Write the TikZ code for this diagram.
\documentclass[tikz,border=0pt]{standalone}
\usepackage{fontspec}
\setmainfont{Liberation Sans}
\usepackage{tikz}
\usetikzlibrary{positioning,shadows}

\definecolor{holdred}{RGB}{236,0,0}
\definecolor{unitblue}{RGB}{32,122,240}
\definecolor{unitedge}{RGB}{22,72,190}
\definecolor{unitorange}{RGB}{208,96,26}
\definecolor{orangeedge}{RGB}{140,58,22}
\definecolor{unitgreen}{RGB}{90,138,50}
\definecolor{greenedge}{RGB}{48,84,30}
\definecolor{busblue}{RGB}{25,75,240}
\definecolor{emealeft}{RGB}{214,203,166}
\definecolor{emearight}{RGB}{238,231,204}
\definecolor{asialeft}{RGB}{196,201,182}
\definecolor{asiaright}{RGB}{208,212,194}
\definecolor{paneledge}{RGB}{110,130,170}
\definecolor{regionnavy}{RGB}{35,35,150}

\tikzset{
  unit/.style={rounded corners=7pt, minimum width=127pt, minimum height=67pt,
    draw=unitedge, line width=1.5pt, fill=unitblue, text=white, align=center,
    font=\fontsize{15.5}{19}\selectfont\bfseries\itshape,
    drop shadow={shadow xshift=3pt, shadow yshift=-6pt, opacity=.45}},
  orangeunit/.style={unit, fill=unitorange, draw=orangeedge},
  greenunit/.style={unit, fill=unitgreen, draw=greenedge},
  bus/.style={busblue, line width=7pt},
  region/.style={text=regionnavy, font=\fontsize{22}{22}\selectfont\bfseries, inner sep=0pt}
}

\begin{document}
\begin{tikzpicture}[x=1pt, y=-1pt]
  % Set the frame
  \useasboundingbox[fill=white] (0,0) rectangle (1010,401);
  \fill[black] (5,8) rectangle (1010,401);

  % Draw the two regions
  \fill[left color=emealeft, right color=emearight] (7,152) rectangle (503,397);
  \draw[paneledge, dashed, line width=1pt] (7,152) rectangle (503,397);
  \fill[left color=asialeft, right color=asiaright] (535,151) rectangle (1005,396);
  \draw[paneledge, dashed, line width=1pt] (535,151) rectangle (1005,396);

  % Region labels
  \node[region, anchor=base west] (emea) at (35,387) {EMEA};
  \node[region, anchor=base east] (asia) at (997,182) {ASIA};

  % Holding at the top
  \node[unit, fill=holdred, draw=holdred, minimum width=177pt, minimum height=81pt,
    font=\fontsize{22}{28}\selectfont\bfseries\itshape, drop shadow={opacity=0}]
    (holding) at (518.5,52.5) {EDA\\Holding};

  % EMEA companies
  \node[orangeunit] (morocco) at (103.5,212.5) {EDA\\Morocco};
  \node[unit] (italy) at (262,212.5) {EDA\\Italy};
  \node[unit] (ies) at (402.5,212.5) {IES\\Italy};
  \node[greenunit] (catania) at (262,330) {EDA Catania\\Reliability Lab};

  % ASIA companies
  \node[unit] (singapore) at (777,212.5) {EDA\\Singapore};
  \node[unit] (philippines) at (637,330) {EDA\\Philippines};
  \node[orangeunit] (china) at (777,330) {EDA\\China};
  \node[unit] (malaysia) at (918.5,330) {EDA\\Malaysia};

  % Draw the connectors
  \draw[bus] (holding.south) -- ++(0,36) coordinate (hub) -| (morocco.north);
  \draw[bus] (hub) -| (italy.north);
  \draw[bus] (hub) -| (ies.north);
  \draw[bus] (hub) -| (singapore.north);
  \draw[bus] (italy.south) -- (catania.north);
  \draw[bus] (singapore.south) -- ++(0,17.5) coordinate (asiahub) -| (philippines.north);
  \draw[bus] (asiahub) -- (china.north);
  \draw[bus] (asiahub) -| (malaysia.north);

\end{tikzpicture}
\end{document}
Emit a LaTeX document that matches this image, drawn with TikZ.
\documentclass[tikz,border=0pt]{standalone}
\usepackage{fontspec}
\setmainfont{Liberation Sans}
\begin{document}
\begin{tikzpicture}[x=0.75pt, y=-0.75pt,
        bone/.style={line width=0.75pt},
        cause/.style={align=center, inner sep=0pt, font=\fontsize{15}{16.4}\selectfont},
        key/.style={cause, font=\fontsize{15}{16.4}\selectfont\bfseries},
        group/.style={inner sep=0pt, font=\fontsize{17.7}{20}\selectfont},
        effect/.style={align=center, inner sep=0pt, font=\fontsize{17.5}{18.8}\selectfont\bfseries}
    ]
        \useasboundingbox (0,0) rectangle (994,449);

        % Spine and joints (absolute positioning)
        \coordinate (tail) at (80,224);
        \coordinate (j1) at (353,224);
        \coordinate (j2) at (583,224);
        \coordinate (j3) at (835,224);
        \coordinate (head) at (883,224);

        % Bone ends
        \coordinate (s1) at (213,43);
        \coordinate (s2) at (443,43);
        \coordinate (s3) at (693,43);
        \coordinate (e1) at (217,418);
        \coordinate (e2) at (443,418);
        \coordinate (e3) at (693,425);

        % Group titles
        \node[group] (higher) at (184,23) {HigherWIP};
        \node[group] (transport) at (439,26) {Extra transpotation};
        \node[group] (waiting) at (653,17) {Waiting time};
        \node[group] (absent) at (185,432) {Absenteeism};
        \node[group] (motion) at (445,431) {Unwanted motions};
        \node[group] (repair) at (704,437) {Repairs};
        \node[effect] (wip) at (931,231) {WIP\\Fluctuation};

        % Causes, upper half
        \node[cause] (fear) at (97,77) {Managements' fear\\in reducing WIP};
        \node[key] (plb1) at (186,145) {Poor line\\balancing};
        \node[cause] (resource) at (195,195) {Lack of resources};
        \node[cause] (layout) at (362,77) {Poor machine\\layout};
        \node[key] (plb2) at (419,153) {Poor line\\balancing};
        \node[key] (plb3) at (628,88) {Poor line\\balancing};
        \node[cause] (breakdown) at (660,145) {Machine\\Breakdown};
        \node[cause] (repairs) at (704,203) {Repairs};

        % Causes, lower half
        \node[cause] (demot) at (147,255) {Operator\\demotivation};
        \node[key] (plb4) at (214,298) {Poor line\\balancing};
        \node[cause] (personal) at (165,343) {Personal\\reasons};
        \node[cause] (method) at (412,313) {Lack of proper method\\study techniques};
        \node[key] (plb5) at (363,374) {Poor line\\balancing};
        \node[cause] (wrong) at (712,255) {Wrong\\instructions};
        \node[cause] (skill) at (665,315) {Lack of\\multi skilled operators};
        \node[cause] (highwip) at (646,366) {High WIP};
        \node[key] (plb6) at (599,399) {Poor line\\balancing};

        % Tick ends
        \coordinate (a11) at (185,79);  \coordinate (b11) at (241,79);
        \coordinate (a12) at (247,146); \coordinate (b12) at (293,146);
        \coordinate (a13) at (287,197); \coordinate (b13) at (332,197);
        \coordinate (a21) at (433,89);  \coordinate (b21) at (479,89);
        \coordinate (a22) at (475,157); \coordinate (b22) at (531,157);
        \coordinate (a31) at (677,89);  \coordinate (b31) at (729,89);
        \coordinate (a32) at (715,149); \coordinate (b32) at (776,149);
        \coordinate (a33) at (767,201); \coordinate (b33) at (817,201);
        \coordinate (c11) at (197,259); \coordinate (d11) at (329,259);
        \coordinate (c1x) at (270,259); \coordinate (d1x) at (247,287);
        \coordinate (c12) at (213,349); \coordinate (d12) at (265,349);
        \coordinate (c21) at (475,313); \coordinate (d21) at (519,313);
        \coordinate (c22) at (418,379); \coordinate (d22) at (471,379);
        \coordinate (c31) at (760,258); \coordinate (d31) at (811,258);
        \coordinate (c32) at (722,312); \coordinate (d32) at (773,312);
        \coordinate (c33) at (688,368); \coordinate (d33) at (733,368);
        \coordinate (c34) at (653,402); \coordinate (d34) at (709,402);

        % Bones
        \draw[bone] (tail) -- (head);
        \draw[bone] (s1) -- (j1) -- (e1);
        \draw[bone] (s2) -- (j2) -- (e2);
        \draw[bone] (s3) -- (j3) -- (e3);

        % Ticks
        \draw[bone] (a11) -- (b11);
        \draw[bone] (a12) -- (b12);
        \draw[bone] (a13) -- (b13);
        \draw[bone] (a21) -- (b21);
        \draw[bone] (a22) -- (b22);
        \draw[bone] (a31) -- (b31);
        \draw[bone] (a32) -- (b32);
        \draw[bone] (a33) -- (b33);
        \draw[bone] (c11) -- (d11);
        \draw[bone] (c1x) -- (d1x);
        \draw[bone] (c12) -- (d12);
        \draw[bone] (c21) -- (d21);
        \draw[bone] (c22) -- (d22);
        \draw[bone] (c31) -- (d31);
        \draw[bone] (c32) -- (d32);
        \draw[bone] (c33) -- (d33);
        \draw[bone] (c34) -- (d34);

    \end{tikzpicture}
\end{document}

* * *

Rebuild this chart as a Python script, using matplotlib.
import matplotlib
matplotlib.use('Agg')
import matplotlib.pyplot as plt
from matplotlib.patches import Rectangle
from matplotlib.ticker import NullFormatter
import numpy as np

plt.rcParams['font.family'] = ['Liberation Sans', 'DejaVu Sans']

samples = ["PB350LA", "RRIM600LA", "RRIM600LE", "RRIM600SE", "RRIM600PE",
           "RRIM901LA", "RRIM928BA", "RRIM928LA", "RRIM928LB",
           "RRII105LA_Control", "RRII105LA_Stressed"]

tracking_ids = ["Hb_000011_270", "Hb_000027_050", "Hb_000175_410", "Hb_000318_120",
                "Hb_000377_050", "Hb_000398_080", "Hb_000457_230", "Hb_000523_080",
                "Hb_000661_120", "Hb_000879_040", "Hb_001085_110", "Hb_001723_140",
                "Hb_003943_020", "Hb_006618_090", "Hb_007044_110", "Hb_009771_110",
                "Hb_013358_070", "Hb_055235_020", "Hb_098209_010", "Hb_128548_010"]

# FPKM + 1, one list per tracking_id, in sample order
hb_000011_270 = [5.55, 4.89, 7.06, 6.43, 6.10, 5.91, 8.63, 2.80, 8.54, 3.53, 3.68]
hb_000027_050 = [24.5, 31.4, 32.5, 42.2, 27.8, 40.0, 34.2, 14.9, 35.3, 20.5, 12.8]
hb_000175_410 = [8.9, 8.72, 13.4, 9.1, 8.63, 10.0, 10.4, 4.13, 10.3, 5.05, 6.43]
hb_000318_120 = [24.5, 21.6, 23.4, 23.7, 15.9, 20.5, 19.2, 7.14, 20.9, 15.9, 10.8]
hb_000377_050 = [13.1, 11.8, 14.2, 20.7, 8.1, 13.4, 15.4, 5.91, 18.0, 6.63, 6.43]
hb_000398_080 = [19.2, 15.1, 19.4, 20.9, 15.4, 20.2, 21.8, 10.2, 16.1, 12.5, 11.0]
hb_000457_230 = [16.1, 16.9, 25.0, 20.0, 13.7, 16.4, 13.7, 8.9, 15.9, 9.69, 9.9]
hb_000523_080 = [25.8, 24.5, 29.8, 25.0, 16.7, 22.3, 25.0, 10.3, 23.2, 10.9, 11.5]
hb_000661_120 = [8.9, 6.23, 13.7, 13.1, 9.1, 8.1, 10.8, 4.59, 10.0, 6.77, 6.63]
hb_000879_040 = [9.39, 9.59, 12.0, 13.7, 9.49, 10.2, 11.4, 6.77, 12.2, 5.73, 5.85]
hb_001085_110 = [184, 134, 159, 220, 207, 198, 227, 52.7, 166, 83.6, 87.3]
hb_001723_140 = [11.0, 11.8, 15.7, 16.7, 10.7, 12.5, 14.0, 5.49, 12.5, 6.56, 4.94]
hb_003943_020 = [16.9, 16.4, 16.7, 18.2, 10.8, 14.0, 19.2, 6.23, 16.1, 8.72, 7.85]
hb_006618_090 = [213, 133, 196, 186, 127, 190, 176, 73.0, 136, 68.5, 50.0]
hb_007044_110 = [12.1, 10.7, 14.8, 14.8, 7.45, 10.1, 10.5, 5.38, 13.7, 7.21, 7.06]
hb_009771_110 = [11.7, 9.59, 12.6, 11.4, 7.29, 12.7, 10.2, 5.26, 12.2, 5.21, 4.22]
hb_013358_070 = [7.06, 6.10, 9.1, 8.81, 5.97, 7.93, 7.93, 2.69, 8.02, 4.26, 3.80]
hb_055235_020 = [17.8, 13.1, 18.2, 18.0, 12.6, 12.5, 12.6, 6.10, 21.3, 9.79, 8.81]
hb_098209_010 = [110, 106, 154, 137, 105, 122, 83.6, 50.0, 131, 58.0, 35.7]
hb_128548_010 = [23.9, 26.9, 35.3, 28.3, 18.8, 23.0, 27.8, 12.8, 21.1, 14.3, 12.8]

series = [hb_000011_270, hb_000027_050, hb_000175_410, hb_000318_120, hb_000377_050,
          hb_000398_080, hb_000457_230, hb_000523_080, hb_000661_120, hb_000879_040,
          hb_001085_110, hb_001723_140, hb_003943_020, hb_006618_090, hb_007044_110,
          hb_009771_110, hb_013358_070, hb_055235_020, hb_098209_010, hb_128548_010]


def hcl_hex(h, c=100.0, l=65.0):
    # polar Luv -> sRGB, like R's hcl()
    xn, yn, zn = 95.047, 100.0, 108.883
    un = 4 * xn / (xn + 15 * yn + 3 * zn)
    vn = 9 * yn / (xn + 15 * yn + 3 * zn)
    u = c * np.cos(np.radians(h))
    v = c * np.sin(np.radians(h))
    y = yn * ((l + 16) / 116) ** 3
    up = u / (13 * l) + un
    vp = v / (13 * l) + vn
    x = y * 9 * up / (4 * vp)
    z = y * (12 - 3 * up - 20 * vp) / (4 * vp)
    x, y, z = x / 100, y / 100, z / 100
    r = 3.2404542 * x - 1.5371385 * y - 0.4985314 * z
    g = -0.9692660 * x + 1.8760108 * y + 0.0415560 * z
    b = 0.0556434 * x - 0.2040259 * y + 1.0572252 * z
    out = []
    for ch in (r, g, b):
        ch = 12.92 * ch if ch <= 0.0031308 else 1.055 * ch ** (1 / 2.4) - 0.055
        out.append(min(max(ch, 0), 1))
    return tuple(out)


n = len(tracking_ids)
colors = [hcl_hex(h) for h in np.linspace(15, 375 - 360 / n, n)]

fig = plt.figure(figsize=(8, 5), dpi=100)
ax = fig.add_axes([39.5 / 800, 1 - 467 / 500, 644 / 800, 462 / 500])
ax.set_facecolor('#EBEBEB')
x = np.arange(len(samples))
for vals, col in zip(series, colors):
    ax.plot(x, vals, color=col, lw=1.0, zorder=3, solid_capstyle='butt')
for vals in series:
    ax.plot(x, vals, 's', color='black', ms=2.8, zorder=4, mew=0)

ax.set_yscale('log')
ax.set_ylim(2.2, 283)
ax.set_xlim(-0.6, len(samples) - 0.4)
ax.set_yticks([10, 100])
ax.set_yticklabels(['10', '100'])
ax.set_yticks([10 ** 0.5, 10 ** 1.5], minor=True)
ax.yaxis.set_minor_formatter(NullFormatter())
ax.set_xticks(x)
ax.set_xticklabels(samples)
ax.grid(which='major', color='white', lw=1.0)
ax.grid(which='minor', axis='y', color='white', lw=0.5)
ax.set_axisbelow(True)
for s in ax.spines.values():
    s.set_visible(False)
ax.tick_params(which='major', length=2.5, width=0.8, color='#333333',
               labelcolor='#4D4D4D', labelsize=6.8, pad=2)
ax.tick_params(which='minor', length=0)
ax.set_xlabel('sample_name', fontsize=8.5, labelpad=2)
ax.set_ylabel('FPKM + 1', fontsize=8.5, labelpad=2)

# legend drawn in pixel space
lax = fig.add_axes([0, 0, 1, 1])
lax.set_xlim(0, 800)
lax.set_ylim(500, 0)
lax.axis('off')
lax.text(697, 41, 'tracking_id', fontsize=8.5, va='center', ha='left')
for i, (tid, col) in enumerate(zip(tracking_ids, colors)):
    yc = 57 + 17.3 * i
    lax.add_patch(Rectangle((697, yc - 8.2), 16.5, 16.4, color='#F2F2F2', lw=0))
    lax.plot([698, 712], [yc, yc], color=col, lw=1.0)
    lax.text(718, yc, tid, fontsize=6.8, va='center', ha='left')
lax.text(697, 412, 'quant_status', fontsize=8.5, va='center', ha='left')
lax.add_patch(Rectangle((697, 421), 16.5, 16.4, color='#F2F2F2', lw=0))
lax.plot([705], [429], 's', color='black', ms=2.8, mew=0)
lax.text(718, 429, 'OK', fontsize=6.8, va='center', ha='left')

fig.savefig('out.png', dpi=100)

* * *

WHAT YOU HAVE TO DO:
Write out again only the lines from the line containing "Write the TikZ code for this diagram." through the line containing "(5,8) rectangle (1010,401);", both included, exactly as they are.

COMPLETE RESPONSE:
Write the TikZ code for this diagram.
\documentclass[tikz,border=0pt]{standalone}
\usepackage{fontspec}
\setmainfont{Liberation Sans}
\usepackage{tikz}
\usetikzlibrary{positioning,shadows}

\definecolor{holdred}{RGB}{236,0,0}
\definecolor{unitblue}{RGB}{32,122,240}
\definecolor{unitedge}{RGB}{22,72,190}
\definecolor{unitorange}{RGB}{208,96,26}
\definecolor{orangeedge}{RGB}{140,58,22}
\definecolor{unitgreen}{RGB}{90,138,50}
\definecolor{greenedge}{RGB}{48,84,30}
\definecolor{busblue}{RGB}{25,75,240}
\definecolor{emealeft}{RGB}{214,203,166}
\definecolor{emearight}{RGB}{238,231,204}
\definecolor{asialeft}{RGB}{196,201,182}
\definecolor{asiaright}{RGB}{208,212,194}
\definecolor{paneledge}{RGB}{110,130,170}
\definecolor{regionnavy}{RGB}{35,35,150}

\tikzset{
  unit/.style={rounded corners=7pt, minimum width=127pt, minimum height=67pt,
    draw=unitedge, line width=1.5pt, fill=unitblue, text=white, align=center,
    font=\fontsize{15.5}{19}\selectfont\bfseries\itshape,
    drop shadow={shadow xshift=3pt, shadow yshift=-6pt, opacity=.45}},
  orangeunit/.style={unit, fill=unitorange, draw=orangeedge},
  greenunit/.style={unit, fill=unitgreen, draw=greenedge},
  bus/.style={busblue, line width=7pt},
  region/.style={text=regionnavy, font=\fontsize{22}{22}\selectfont\bfseries, inner sep=0pt}
}

\begin{document}
\begin{tikzpicture}[x=1pt, y=-1pt]
  % Set the frame
  \useasboundingbox[fill=white] (0,0) rectangle (1010,401);
  \fill[black] (5,8) rectangle (1010,401);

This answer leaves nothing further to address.